The connection pool was sized at 100. The team had tested with HTTP requests that borrowed and returned connections in milliseconds. They'd never tested what happened when long-lived connections ate 60% of the pool before the HTTP traffic even started competing for the rest.

The Fix Wasn't More Load Testing

After the incident, the instinct was to write better load test scripts. And we did, eventually. But the first thing we fixed was the gap between the test environment and production.

We built a dataset generator that mirrored the production catalog's shape — same number of products, same category distribution, same skew in popular items. This alone surfaced the query plan issue described above. Adding a composite index on (category_id, active, featured DESC, created_at DESC) brought that listing query from 1.8 seconds back to 12ms at production data volumes.

CREATE INDEX idx_products_category_listing
ON products (category_id, active, featured DESC, created_at DESC)
WHERE active = true;

Warning

If your load test environment has 3% of production's data, you're testing your indexes, not your queries. Query plans change with table statistics — what's fast at 10K rows can be catastrophic at 300K.

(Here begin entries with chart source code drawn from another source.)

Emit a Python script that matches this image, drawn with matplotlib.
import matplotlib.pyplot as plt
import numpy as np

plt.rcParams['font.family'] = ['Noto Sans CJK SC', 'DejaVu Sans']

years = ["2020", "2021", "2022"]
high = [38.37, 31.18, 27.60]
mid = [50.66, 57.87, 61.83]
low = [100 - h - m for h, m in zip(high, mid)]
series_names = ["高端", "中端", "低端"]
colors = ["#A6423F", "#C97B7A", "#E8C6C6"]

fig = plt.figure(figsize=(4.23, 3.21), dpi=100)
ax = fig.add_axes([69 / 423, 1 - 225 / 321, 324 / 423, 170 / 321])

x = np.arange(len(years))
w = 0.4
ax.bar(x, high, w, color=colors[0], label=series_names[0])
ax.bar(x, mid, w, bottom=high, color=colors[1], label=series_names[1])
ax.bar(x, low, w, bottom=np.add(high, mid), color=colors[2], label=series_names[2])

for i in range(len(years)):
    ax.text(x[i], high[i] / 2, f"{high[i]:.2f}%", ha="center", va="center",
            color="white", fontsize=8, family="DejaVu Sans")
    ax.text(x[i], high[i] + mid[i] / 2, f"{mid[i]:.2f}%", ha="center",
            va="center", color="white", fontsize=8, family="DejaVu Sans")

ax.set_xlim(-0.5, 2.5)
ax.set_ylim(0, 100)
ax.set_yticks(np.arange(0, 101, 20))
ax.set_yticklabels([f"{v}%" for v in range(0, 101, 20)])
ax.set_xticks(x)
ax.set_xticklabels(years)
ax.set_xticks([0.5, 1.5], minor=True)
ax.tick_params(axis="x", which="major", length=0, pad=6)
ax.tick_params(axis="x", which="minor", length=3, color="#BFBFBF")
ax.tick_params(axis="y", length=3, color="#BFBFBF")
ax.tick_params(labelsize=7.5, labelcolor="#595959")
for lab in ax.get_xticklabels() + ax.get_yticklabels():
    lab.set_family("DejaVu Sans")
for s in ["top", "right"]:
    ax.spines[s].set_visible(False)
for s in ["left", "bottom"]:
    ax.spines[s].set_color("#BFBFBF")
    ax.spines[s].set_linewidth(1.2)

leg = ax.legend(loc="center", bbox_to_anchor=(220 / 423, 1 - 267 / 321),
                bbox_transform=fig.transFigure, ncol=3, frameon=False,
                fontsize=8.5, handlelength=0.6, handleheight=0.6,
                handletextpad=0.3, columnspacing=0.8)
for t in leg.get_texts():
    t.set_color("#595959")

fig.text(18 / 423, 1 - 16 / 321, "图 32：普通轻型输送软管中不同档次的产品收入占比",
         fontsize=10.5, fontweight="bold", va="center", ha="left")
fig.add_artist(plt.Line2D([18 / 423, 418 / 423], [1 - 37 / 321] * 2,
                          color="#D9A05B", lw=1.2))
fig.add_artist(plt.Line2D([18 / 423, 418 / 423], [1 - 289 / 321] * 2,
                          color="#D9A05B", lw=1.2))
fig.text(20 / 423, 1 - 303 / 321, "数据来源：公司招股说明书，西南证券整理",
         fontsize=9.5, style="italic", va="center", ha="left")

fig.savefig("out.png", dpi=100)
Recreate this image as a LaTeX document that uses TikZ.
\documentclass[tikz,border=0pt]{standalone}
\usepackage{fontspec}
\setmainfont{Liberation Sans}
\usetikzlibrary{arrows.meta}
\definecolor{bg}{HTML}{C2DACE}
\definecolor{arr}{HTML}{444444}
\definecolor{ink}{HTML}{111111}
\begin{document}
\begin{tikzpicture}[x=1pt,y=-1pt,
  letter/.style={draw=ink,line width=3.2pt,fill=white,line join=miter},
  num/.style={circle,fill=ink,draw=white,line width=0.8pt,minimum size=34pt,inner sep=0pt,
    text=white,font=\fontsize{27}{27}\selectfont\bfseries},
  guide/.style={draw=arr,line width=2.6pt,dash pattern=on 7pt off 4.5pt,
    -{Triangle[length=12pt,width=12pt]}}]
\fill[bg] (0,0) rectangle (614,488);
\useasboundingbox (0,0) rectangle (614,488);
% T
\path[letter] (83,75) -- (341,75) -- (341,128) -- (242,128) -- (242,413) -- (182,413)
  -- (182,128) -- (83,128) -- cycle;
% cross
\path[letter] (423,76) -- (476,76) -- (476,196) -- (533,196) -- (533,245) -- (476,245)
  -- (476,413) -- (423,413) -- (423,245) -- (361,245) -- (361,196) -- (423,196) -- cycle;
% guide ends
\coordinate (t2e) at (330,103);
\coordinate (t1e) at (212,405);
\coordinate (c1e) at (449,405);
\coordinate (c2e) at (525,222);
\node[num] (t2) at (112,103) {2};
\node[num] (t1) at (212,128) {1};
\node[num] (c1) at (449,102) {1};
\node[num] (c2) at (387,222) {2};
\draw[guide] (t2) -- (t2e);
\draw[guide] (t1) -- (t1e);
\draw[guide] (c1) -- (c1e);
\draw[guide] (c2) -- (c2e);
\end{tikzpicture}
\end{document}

For the connection pool exhaustion, we moved the WebSocket subscriptions to a separate connection pool and set a hard ceiling on concurrent subscriptions per node. We also added connection pool metrics to our dashboards — something that should have been there from day one but wasn't, because the pool had never been a bottleneck during testing.

Rewriting the Load Tests

The new load test suite looked fundamentally different from the original. Instead of independent endpoint scripts, we wrote user journey scenarios that modeled actual behavior:

// k6 scenario: "evening_campaign_surge"
export const options = {
  scenarios: {
    campaign_burst: {
      executor: 'ramping-arrival-rate',
      startRate: 10,
      timeUnit: '1s',
      preAllocatedVUs: 2000,
      stages: [
        { duration: '30s', target: 10 },
        // Simulate email blast spike
        { duration: '90s', target: 800 },
        { duration: '10m', target: 400 },
        { duration: '5m', target: 100 },
      ],
    },
    websocket_sessions: {
      executor: 'constant-vus',
      vus: 500,
      duration: '20m',
    },
  },
};

The critical difference wasn't the tool or the scripting — it was that we modeled correlation. Real users don't arrive uniformly. They cluster around events. They all want the same products that marketing just promoted. They hold connections open while they think.

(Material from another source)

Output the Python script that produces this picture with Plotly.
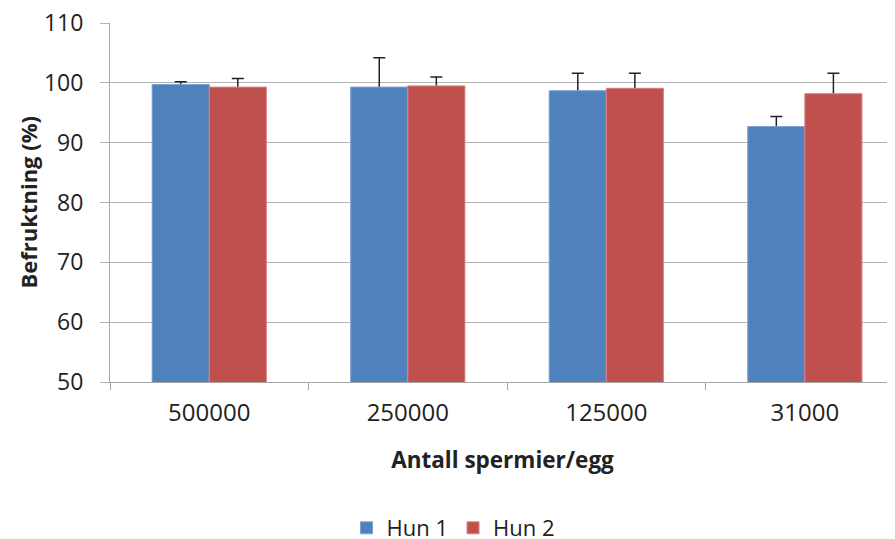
import plotly.graph_objects as go

categories = ["500000", "250000", "125000", "31000"]
hun1 = [99.75, 99.3, 98.7, 92.7]
hun1_err = [0.45, 4.9, 2.9, 1.7]
hun2 = [99.3, 99.5, 99.1, 98.2]
hun2_err = [1.45, 1.5, 2.5, 3.4]
y_ticks = [50, 60, 70, 80, 90, 100, 110]

FONT = "Open Sans"
BLUE = "#4F81BD"
RED = "#C0504D"

fig = go.Figure()
# Error bars (symmetric; lower halves are hidden by bars drawn on top)
for name, vals, errs, col in [("Hun 1", hun1, hun1_err, BLUE), ("Hun 2", hun2, hun2_err, RED)]:
    fig.add_trace(go.Bar(
        x=categories, y=vals, name=name, showlegend=False,
        marker=dict(color=col),
        error_y=dict(type="data", array=errs, color="#222222", thickness=1.5, width=6),
        xaxis="x", yaxis="y", hoverinfo="skip",
    ))
# Bars on top
for name, vals, col, lc in [("Hun 1", hun1, BLUE, "#7FA3D2"), ("Hun 2", hun2, RED, "#D98482")]:
    fig.add_trace(go.Bar(
        x=categories, y=vals, name=name,
        marker=dict(color=col, line=dict(color=lc, width=1)),
        xaxis="x2", yaxis="y",
    ))

fig.update_layout(
    width=887, height=531,
    margin=dict(l=102, r=0, t=15, b=157, autoexpand=False),
    paper_bgcolor="white", plot_bgcolor="white",
    barmode="group", bargap=0.425, bargroupgap=0,
    font=dict(family=FONT, color="#222222"),
    showlegend=True,
    legend=dict(orientation="h", x=0.437, xanchor="center", y=-0.4067, yanchor="middle",
                font=dict(size=22, family=FONT), traceorder="normal"),
    xaxis=dict(
        type="category", range=[-0.5, 3.454],
        showline=True, linecolor="#A6A6A6", linewidth=1,
        ticks="outside", tickson="boundaries", ticklen=7, tickcolor="#A6A6A6",
        tickfont=dict(size=24, family=FONT), showgrid=False, ticklabelstandoff=9,
        title=dict(text="<b>Antall spermier/egg</b>", font=dict(size=22.5, family=FONT), standoff=25),
    ),
    xaxis2=dict(
        type="category", range=[-0.5, 3.454], overlaying="x", matches="x",
        showticklabels=False, showgrid=False, showline=False, ticks="",
    ),
    yaxis=dict(
        range=[50, 110.02], tickvals=y_ticks,
        showline=True, linecolor="#A6A6A6", linewidth=1,
        showgrid=True, gridcolor="#B3B3B3", gridwidth=1,
        ticks="outside", ticklen=9, tickcolor="#B3B3B3", ticklabelstandoff=12,
        ticklabeloverflow="allow",
        tickfont=dict(size=23, family=FONT), zeroline=False,
    ),
    annotations=[dict(
        text="<b>Befruktning (%)</b>", xref="paper", yref="paper",
        x=-0.1045, y=0.5, textangle=-90, showarrow=False,
        font=dict(size=22, family=FONT), xanchor="center", yanchor="middle",
    )],
)

fig.write_html("out.html")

We also added a "degradation test" that we ran separately: instead of asking "can the system handle the target load," we asked "what happens when we exceed the target by 50%?" The answer should be graceful degradation — slower responses, maybe a queue — not connection pool exhaustion and cascading failures. The first time we ran this test, the system fell over at 1.2x the target load. That gap between "passes the test" and "survives reality" was exactly where the production incident had lived.

What Changed My Thinking

I used to treat load testing as a verification step. Run the numbers, check the box, ship with confidence. This engagement changed that.

Load tests don't prove your system works. They prove your model of traffic works against your model of the system. The value isn't in the green checkmark — it's in how closely those models match reality. And they never match perfectly, which means the real question isn't "did the test pass?" but "what did the test not cover?"

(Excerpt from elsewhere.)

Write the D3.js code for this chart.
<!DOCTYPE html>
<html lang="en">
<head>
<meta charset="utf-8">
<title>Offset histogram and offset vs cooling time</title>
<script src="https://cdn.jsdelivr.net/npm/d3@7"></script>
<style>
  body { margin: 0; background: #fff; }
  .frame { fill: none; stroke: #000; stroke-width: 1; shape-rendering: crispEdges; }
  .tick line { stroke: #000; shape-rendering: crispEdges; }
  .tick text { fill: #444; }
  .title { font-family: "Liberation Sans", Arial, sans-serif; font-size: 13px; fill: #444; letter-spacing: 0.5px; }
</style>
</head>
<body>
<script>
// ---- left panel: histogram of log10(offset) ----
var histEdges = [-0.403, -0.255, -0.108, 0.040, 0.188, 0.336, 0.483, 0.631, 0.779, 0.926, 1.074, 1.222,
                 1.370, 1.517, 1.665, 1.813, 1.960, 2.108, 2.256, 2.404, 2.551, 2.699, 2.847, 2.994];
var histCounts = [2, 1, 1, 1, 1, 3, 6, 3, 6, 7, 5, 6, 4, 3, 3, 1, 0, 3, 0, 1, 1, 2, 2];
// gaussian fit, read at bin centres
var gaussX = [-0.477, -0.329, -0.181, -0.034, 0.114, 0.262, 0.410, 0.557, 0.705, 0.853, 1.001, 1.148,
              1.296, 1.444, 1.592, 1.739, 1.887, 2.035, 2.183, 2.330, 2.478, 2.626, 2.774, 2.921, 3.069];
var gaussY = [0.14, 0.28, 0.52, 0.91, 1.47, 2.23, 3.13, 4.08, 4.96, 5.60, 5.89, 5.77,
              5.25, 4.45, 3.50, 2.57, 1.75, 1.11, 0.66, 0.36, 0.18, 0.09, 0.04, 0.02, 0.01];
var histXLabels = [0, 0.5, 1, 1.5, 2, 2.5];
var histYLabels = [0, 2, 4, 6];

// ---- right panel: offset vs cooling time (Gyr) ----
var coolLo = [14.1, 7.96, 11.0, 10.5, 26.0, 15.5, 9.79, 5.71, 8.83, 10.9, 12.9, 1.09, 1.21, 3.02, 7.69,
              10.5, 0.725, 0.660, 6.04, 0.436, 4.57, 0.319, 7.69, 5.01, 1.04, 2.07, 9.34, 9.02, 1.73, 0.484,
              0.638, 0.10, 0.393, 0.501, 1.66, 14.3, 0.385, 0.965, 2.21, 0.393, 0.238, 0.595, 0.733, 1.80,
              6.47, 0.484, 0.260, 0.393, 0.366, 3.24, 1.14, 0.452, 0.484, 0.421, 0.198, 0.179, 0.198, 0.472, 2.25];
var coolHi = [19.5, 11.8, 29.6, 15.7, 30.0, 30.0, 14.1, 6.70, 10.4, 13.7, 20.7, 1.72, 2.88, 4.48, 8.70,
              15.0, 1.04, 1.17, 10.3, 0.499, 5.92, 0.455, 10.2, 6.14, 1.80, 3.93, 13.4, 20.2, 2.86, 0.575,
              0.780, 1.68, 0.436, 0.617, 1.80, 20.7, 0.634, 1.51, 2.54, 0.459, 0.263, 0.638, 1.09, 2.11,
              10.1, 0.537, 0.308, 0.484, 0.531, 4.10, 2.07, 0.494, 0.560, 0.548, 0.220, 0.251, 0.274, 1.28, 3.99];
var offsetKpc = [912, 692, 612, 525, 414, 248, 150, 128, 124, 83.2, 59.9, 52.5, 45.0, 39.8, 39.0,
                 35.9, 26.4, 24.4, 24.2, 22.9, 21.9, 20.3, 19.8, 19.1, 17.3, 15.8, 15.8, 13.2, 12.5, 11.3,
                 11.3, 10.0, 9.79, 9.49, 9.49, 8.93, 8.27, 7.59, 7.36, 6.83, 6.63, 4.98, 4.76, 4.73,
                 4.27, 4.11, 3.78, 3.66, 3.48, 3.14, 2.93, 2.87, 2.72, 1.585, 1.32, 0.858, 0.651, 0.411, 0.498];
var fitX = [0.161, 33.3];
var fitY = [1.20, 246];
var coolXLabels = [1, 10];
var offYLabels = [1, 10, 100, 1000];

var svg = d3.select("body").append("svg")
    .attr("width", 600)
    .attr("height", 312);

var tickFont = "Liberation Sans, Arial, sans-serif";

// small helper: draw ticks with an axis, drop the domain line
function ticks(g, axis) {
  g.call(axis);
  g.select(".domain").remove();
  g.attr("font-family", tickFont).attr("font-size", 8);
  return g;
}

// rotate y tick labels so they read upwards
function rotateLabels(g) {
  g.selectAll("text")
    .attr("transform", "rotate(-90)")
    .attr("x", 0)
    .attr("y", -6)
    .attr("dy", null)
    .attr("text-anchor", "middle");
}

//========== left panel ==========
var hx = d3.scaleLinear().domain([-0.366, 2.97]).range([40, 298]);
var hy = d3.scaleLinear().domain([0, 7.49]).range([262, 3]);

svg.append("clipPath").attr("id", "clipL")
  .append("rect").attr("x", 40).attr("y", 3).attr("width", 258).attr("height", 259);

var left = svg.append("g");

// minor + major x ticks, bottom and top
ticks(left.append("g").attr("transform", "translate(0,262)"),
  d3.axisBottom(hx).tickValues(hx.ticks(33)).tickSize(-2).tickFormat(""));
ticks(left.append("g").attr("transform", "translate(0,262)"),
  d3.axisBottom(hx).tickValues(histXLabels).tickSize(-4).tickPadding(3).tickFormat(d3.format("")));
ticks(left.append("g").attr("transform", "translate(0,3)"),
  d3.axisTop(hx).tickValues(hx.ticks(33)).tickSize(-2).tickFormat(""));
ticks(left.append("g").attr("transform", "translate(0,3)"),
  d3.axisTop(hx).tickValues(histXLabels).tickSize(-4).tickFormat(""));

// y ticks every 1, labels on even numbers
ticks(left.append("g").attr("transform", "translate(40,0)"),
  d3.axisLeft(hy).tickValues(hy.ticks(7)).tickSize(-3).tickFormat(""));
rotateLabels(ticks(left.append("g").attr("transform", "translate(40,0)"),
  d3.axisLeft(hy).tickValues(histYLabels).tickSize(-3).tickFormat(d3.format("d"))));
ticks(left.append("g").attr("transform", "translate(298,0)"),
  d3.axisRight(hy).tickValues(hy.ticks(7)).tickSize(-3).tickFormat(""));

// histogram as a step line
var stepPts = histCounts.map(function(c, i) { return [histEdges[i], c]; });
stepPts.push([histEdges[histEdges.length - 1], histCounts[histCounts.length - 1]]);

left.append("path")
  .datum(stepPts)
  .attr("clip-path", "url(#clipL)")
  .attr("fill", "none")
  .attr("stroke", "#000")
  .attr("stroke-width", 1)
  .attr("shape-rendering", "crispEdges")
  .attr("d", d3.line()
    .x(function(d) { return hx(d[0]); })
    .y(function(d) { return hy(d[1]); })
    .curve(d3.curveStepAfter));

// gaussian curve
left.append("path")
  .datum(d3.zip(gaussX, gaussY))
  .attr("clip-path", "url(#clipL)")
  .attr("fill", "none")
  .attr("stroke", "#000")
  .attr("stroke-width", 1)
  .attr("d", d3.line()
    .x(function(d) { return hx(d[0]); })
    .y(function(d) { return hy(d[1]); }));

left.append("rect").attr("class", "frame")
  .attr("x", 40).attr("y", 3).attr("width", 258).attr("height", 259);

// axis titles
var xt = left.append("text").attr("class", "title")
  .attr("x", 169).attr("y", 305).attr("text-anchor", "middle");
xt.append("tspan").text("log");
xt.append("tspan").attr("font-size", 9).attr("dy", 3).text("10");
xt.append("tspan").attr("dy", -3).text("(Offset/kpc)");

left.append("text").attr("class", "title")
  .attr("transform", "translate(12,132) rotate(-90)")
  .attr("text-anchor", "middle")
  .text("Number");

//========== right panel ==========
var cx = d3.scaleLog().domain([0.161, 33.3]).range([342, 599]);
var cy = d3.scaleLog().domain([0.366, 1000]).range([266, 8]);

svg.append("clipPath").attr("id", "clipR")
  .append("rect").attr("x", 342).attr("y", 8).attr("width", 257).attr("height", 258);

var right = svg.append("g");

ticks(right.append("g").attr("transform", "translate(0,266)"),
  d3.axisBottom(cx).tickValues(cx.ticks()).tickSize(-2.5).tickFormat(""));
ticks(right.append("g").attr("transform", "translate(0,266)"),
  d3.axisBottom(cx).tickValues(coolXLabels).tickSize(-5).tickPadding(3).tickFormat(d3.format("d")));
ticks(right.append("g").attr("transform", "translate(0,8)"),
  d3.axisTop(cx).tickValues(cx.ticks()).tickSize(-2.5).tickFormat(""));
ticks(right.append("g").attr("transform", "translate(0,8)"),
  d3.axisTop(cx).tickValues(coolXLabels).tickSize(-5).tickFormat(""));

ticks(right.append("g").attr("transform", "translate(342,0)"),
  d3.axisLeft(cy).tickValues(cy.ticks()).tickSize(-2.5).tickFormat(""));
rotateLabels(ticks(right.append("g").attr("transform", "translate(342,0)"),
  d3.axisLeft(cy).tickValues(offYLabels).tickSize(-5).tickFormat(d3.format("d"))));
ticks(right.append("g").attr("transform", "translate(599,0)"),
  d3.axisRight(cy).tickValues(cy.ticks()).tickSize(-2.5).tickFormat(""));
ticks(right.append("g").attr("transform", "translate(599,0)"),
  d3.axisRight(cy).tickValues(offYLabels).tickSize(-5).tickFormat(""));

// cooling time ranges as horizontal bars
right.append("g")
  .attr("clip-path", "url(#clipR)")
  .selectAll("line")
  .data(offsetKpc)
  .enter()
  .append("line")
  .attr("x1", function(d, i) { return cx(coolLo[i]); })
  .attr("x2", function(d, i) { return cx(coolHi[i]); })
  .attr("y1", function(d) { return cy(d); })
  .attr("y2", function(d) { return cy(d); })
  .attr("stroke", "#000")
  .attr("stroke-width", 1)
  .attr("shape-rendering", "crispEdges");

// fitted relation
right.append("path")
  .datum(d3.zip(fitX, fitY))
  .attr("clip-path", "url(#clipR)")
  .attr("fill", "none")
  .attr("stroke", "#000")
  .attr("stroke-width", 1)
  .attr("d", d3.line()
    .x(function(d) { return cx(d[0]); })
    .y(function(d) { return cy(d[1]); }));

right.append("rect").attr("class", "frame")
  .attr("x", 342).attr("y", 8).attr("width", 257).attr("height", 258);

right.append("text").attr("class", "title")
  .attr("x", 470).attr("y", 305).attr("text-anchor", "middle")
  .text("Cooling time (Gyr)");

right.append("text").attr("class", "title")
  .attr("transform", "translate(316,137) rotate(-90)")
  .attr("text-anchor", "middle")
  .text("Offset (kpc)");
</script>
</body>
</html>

The team now runs their campaign-burst scenario against a production-mirror dataset as part of every release that touches the product or order paths. They also review their load test assumptions quarterly against actual traffic patterns from the past 90 days. Traffic shapes change. Products get more popular. Features get added. The model has to evolve with the system.

I still wonder, though, how many teams are running load tests that pass beautifully in a world that doesn't match where their code actually runs. Probably more than would admit it.